**Description of the task**
Omit the images, then output each of the records below exactly.

————————

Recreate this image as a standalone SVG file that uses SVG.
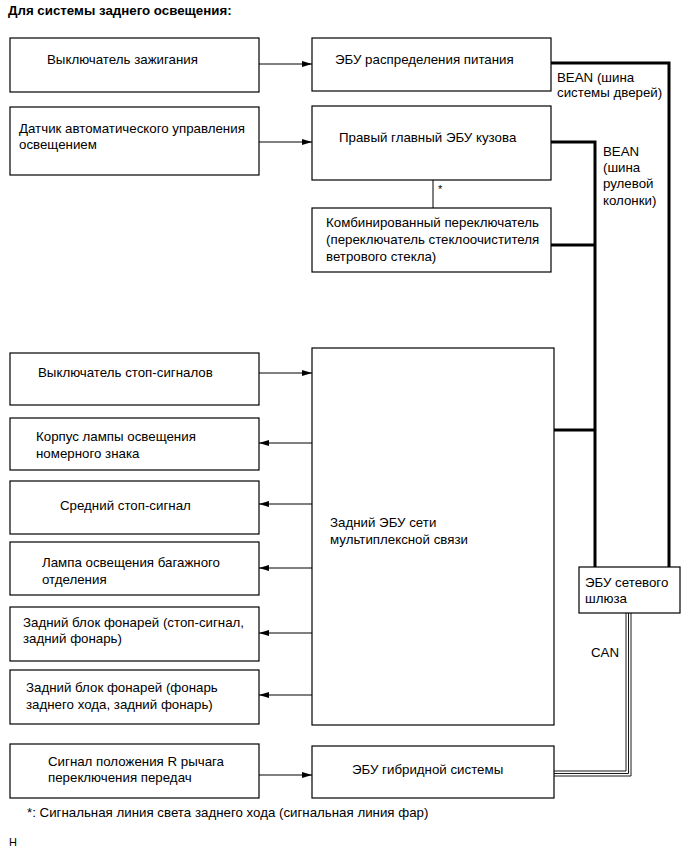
<svg xmlns="http://www.w3.org/2000/svg" width="691" height="855" viewBox="0 0 691 855">
<style>
text{font-family:"Liberation Sans",Arial,sans-serif;font-size:13.3px;fill:#000}
.b rect{fill:#fff;stroke:#000;stroke-width:1.2}
.t{fill:none;stroke:#000;stroke-width:1}
.bus{fill:none;stroke:#000;stroke-width:3}
.can{fill:none;stroke:#000;stroke-width:0.9}
</style>
<defs>
<marker id="ah" viewBox="0 0 10 6" refX="10" refY="3" markerWidth="10" markerHeight="6" markerUnits="userSpaceOnUse" orient="auto">
<path d="M0,0L10,3L0,6z" fill="#000"/>
</marker>
</defs>
<text x="8" y="15" style="font-weight:bold">Для системы заднего освещения:</text>

<g id="connectors">
<line class="t" x1="259" y1="64" x2="312" y2="64" marker-end="url(#ah)"/>
<line class="t" x1="259" y1="142" x2="312" y2="142" marker-end="url(#ah)"/>
<line class="t" x1="433" y1="180" x2="433" y2="208"/>
<text x="438" y="193" style="font-size:11px">*</text>
<polyline class="bus" points="551,63 669,63 669,567"/>
<polyline class="bus" points="551,142 595,142 595,567"/>
<line class="bus" x1="551" y1="245" x2="595" y2="245"/>
<line class="bus" x1="554" y1="430" x2="595" y2="430"/>
<line class="t" x1="259" y1="373" x2="312" y2="373" marker-end="url(#ah)"/>
<line class="t" x1="312" y1="443" x2="259" y2="443" marker-end="url(#ah)"/>
<line class="t" x1="312" y1="504" x2="259" y2="504" marker-end="url(#ah)"/>
<line class="t" x1="312" y1="568" x2="259" y2="568" marker-end="url(#ah)"/>
<line class="t" x1="312" y1="633" x2="259" y2="633" marker-end="url(#ah)"/>
<line class="t" x1="312" y1="695" x2="259" y2="695" marker-end="url(#ah)"/>
<line class="t" x1="259" y1="775" x2="312" y2="775" marker-end="url(#ah)"/>
<polyline class="can" points="626,613 626,771 554,771"/>
<polyline class="can" points="628.5,613 628.5,773.5 554,773.5"/>
<polyline class="can" points="631,613 631,776 554,776"/>
<text x="557" y="82">BEAN (шина</text>
<text x="557" y="97">системы дверей)</text>
<text x="603" y="156">BEAN</text>
<text x="603" y="172">(шина</text>
<text x="603" y="188">рулевой</text>
<text x="603" y="205">колонки)</text>
<text x="591" y="657">CAN</text>
</g>

<g id="n1" class="b"><rect x="10" y="38" width="249" height="54"/><text x="47" y="64">Выключатель зажигания</text></g>
<g id="n2" class="b"><rect x="312" y="38" width="239" height="53"/><text x="335" y="64">ЭБУ распределения питания</text></g>
<g id="n3" class="b"><rect x="10" y="107" width="249" height="68"/><text x="19" y="133">Датчик автоматического управления</text><text x="19" y="149">освещением</text></g>
<g id="n4" class="b"><rect x="312" y="106" width="239" height="74"/><text x="339" y="142">Правый главный ЭБУ кузова</text></g>
<g id="n5" class="b"><rect x="312" y="208" width="239" height="64"/><text x="326" y="227">Комбинированный переключатель</text><text x="326" y="244">(переключатель стеклоочистителя</text><text x="326" y="261">ветрового стекла)</text></g>
<g id="n6" class="b"><rect x="312" y="348" width="242" height="377"/><text x="330" y="527">Задний ЭБУ сети</text><text x="330" y="544">мультиплексной связи</text></g>
<g id="n7" class="b"><rect x="10" y="353" width="249" height="52"/><text x="38" y="377">Выключатель стоп-сигналов</text></g>
<g id="n8" class="b"><rect x="10" y="418" width="249" height="52"/><text x="36" y="441">Корпус лампы освещения</text><text x="36" y="458">номерного знака</text></g>
<g id="n9" class="b"><rect x="10" y="481" width="249" height="53"/><text x="60" y="510">Средний стоп-сигнал</text></g>
<g id="n10" class="b"><rect x="10" y="542" width="249" height="53"/><text x="42" y="567">Лампа освещения багажного</text><text x="42" y="584">отделения</text></g>
<g id="n11" class="b"><rect x="10" y="607" width="249" height="54"/><text x="23" y="627">Задний блок фонарей (стоп-сигнал,</text><text x="23" y="643">задний фонарь)</text></g>
<g id="n12" class="b"><rect x="10" y="670" width="249" height="54"/><text x="26" y="692">Задний блок фонарей (фонарь</text><text x="26" y="709">заднего хода, задний фонарь)</text></g>
<g id="n13" class="b"><rect x="579" y="567" width="101" height="46"/><text x="585" y="587">ЭБУ сетевого</text><text x="585" y="603">шлюза</text></g>
<g id="n14" class="b"><rect x="10" y="744" width="249" height="54"/><text x="48" y="766">Сигнал положения R рычага</text><text x="48" y="782">переключения передач</text></g>
<g id="n15" class="b"><rect x="312" y="746" width="242" height="52"/><text x="352" y="774">ЭБУ гибридной системы</text></g>

<text x="27" y="817">*: Сигнальная линия света заднего хода (сигнальная линия фар)</text>
<text x="9" y="846" style="font-size:11px">H</text>
</svg>
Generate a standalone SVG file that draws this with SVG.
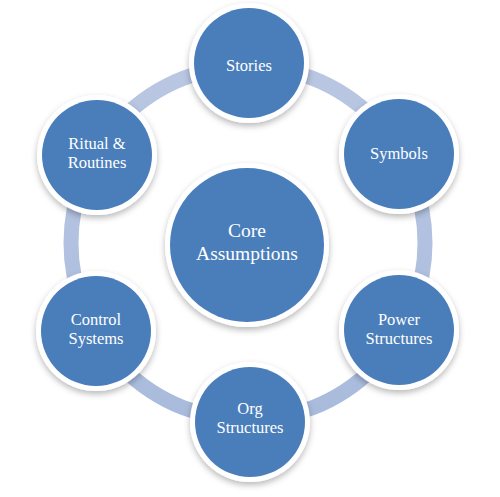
<svg xmlns="http://www.w3.org/2000/svg" width="500" height="497" viewBox="0 0 500 497">
<defs>
<filter id="sh" x="-20%" y="-20%" width="140%" height="150%">
<feDropShadow dx="0" dy="3" stdDeviation="3" flood-color="#000" flood-opacity="0.28"/>
</filter>
<linearGradient id="rg" x1="0" y1="0" x2="0" y2="1">
<stop offset="0" stop-color="#b9c7e2"/>
<stop offset="1" stop-color="#a9bbdc"/>
</linearGradient>
</defs>
<style>
.w{fill:#ffffff;filter:url(#sh)}
.b{fill:#4a7ebb}
.t{font-family:"Liberation Serif","Times New Roman",serif;font-size:16.5px;fill:#ffffff;text-anchor:middle}
.c{font-size:19.5px}
</style>
<rect width="500" height="497" fill="#ffffff"/>
<g id="connectors">
<circle cx="248" cy="243" r="177" fill="none" stroke="url(#rg)" stroke-width="15"/>
</g>
<g id="core">
<circle class="w" cx="247" cy="245" r="82"/>
<circle class="b" cx="247" cy="245" r="77"/>
<text class="t c" x="247" y="237">Core</text>
<text class="t c" x="247" y="260">Assumptions</text>
</g>
<g id="stories">
<circle class="w" cx="249" cy="63" r="60"/>
<circle class="b" cx="249" cy="63" r="55"/>
<text class="t" x="249" y="71">Stories</text>
</g>
<g id="symbols">
<circle class="w" cx="399" cy="154" r="60"/>
<circle class="b" cx="399" cy="154" r="55"/>
<text class="t" x="399" y="159">Symbols</text>
</g>
<g id="power">
<circle class="w" cx="399" cy="330" r="60"/>
<circle class="b" cx="399" cy="330" r="55"/>
<text class="t" x="399" y="325">Power</text>
<text class="t" x="399" y="344">Structures</text>
</g>
<g id="org">
<circle class="w" cx="250" cy="422" r="60"/>
<circle class="b" cx="250" cy="422" r="55"/>
<text class="t" x="250" y="414">Org</text>
<text class="t" x="250" y="433">Structures</text>
</g>
<g id="control">
<circle class="w" cx="96" cy="331" r="60"/>
<circle class="b" cx="96" cy="331" r="55"/>
<text class="t" x="96" y="325">Control</text>
<text class="t" x="96" y="344">Systems</text>
</g>
<g id="ritual">
<circle class="w" cx="97" cy="155" r="60"/>
<circle class="b" cx="97" cy="155" r="55"/>
<text class="t" x="97" y="149">Ritual &amp;</text>
<text class="t" x="97" y="168">Routines</text>
</g>
</svg>
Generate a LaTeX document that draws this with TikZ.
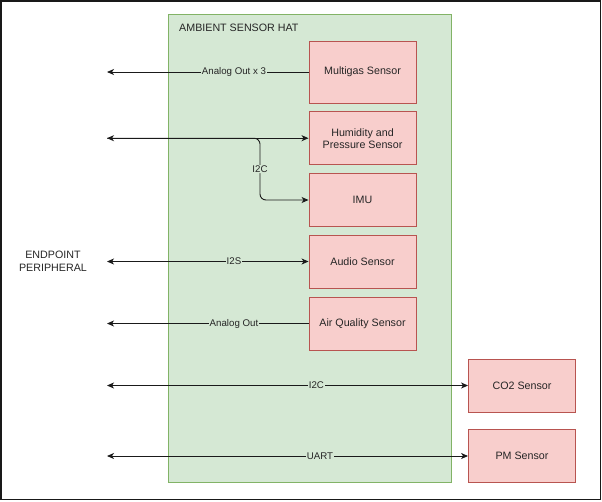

————————

**Exercise response**
Recreate this image as a standalone SVG file that uses SVG.
<svg xmlns="http://www.w3.org/2000/svg" width="691" height="855" viewBox="0 0 691 855">
<style>
text{font-family:"Liberation Sans",Arial,sans-serif;font-size:13.3px;fill:#000}
.b rect{fill:#fff;stroke:#000;stroke-width:1.2}
.t{fill:none;stroke:#000;stroke-width:1}
.bus{fill:none;stroke:#000;stroke-width:3}
.can{fill:none;stroke:#000;stroke-width:0.9}
</style>
<defs>
<marker id="ah" viewBox="0 0 10 6" refX="10" refY="3" markerWidth="10" markerHeight="6" markerUnits="userSpaceOnUse" orient="auto">
<path d="M0,0L10,3L0,6z" fill="#000"/>
</marker>
</defs>
<text x="8" y="15" style="font-weight:bold">Для системы заднего освещения:</text>

<g id="connectors">
<line class="t" x1="259" y1="64" x2="312" y2="64" marker-end="url(#ah)"/>
<line class="t" x1="259" y1="142" x2="312" y2="142" marker-end="url(#ah)"/>
<line class="t" x1="433" y1="180" x2="433" y2="208"/>
<text x="438" y="193" style="font-size:11px">*</text>
<polyline class="bus" points="551,63 669,63 669,567"/>
<polyline class="bus" points="551,142 595,142 595,567"/>
<line class="bus" x1="551" y1="245" x2="595" y2="245"/>
<line class="bus" x1="554" y1="430" x2="595" y2="430"/>
<line class="t" x1="259" y1="373" x2="312" y2="373" marker-end="url(#ah)"/>
<line class="t" x1="312" y1="443" x2="259" y2="443" marker-end="url(#ah)"/>
<line class="t" x1="312" y1="504" x2="259" y2="504" marker-end="url(#ah)"/>
<line class="t" x1="312" y1="568" x2="259" y2="568" marker-end="url(#ah)"/>
<line class="t" x1="312" y1="633" x2="259" y2="633" marker-end="url(#ah)"/>
<line class="t" x1="312" y1="695" x2="259" y2="695" marker-end="url(#ah)"/>
<line class="t" x1="259" y1="775" x2="312" y2="775" marker-end="url(#ah)"/>
<polyline class="can" points="626,613 626,771 554,771"/>
<polyline class="can" points="628.5,613 628.5,773.5 554,773.5"/>
<polyline class="can" points="631,613 631,776 554,776"/>
<text x="557" y="82">BEAN (шина</text>
<text x="557" y="97">системы дверей)</text>
<text x="603" y="156">BEAN</text>
<text x="603" y="172">(шина</text>
<text x="603" y="188">рулевой</text>
<text x="603" y="205">колонки)</text>
<text x="591" y="657">CAN</text>
</g>

<g id="n1" class="b"><rect x="10" y="38" width="249" height="54"/><text x="47" y="64">Выключатель зажигания</text></g>
<g id="n2" class="b"><rect x="312" y="38" width="239" height="53"/><text x="335" y="64">ЭБУ распределения питания</text></g>
<g id="n3" class="b"><rect x="10" y="107" width="249" height="68"/><text x="19" y="133">Датчик автоматического управления</text><text x="19" y="149">освещением</text></g>
<g id="n4" class="b"><rect x="312" y="106" width="239" height="74"/><text x="339" y="142">Правый главный ЭБУ кузова</text></g>
<g id="n5" class="b"><rect x="312" y="208" width="239" height="64"/><text x="326" y="227">Комбинированный переключатель</text><text x="326" y="244">(переключатель стеклоочистителя</text><text x="326" y="261">ветрового стекла)</text></g>
<g id="n6" class="b"><rect x="312" y="348" width="242" height="377"/><text x="330" y="527">Задний ЭБУ сети</text><text x="330" y="544">мультиплексной связи</text></g>
<g id="n7" class="b"><rect x="10" y="353" width="249" height="52"/><text x="38" y="377">Выключатель стоп-сигналов</text></g>
<g id="n8" class="b"><rect x="10" y="418" width="249" height="52"/><text x="36" y="441">Корпус лампы освещения</text><text x="36" y="458">номерного знака</text></g>
<g id="n9" class="b"><rect x="10" y="481" width="249" height="53"/><text x="60" y="510">Средний стоп-сигнал</text></g>
<g id="n10" class="b"><rect x="10" y="542" width="249" height="53"/><text x="42" y="567">Лампа освещения багажного</text><text x="42" y="584">отделения</text></g>
<g id="n11" class="b"><rect x="10" y="607" width="249" height="54"/><text x="23" y="627">Задний блок фонарей (стоп-сигнал,</text><text x="23" y="643">задний фонарь)</text></g>
<g id="n12" class="b"><rect x="10" y="670" width="249" height="54"/><text x="26" y="692">Задний блок фонарей (фонарь</text><text x="26" y="709">заднего хода, задний фонарь)</text></g>
<g id="n13" class="b"><rect x="579" y="567" width="101" height="46"/><text x="585" y="587">ЭБУ сетевого</text><text x="585" y="603">шлюза</text></g>
<g id="n14" class="b"><rect x="10" y="744" width="249" height="54"/><text x="48" y="766">Сигнал положения R рычага</text><text x="48" y="782">переключения передач</text></g>
<g id="n15" class="b"><rect x="312" y="746" width="242" height="52"/><text x="352" y="774">ЭБУ гибридной системы</text></g>

<text x="27" y="817">*: Сигнальная линия света заднего хода (сигнальная линия фар)</text>
<text x="9" y="846" style="font-size:11px">H</text>
</svg>
Generate a standalone SVG file that draws this with SVG.
<svg xmlns="http://www.w3.org/2000/svg" width="500" height="497" viewBox="0 0 500 497">
<defs>
<filter id="sh" x="-20%" y="-20%" width="140%" height="150%">
<feDropShadow dx="0" dy="3" stdDeviation="3" flood-color="#000" flood-opacity="0.28"/>
</filter>
<linearGradient id="rg" x1="0" y1="0" x2="0" y2="1">
<stop offset="0" stop-color="#b9c7e2"/>
<stop offset="1" stop-color="#a9bbdc"/>
</linearGradient>
</defs>
<style>
.w{fill:#ffffff;filter:url(#sh)}
.b{fill:#4a7ebb}
.t{font-family:"Liberation Serif","Times New Roman",serif;font-size:16.5px;fill:#ffffff;text-anchor:middle}
.c{font-size:19.5px}
</style>
<rect width="500" height="497" fill="#ffffff"/>
<g id="connectors">
<circle cx="248" cy="243" r="177" fill="none" stroke="url(#rg)" stroke-width="15"/>
</g>
<g id="core">
<circle class="w" cx="247" cy="245" r="82"/>
<circle class="b" cx="247" cy="245" r="77"/>
<text class="t c" x="247" y="237">Core</text>
<text class="t c" x="247" y="260">Assumptions</text>
</g>
<g id="stories">
<circle class="w" cx="249" cy="63" r="60"/>
<circle class="b" cx="249" cy="63" r="55"/>
<text class="t" x="249" y="71">Stories</text>
</g>
<g id="symbols">
<circle class="w" cx="399" cy="154" r="60"/>
<circle class="b" cx="399" cy="154" r="55"/>
<text class="t" x="399" y="159">Symbols</text>
</g>
<g id="power">
<circle class="w" cx="399" cy="330" r="60"/>
<circle class="b" cx="399" cy="330" r="55"/>
<text class="t" x="399" y="325">Power</text>
<text class="t" x="399" y="344">Structures</text>
</g>
<g id="org">
<circle class="w" cx="250" cy="422" r="60"/>
<circle class="b" cx="250" cy="422" r="55"/>
<text class="t" x="250" y="414">Org</text>
<text class="t" x="250" y="433">Structures</text>
</g>
<g id="control">
<circle class="w" cx="96" cy="331" r="60"/>
<circle class="b" cx="96" cy="331" r="55"/>
<text class="t" x="96" y="325">Control</text>
<text class="t" x="96" y="344">Systems</text>
</g>
<g id="ritual">
<circle class="w" cx="97" cy="155" r="60"/>
<circle class="b" cx="97" cy="155" r="55"/>
<text class="t" x="97" y="149">Ritual &amp;</text>
<text class="t" x="97" y="168">Routines</text>
</g>
</svg>
Generate a LaTeX document that draws this with TikZ.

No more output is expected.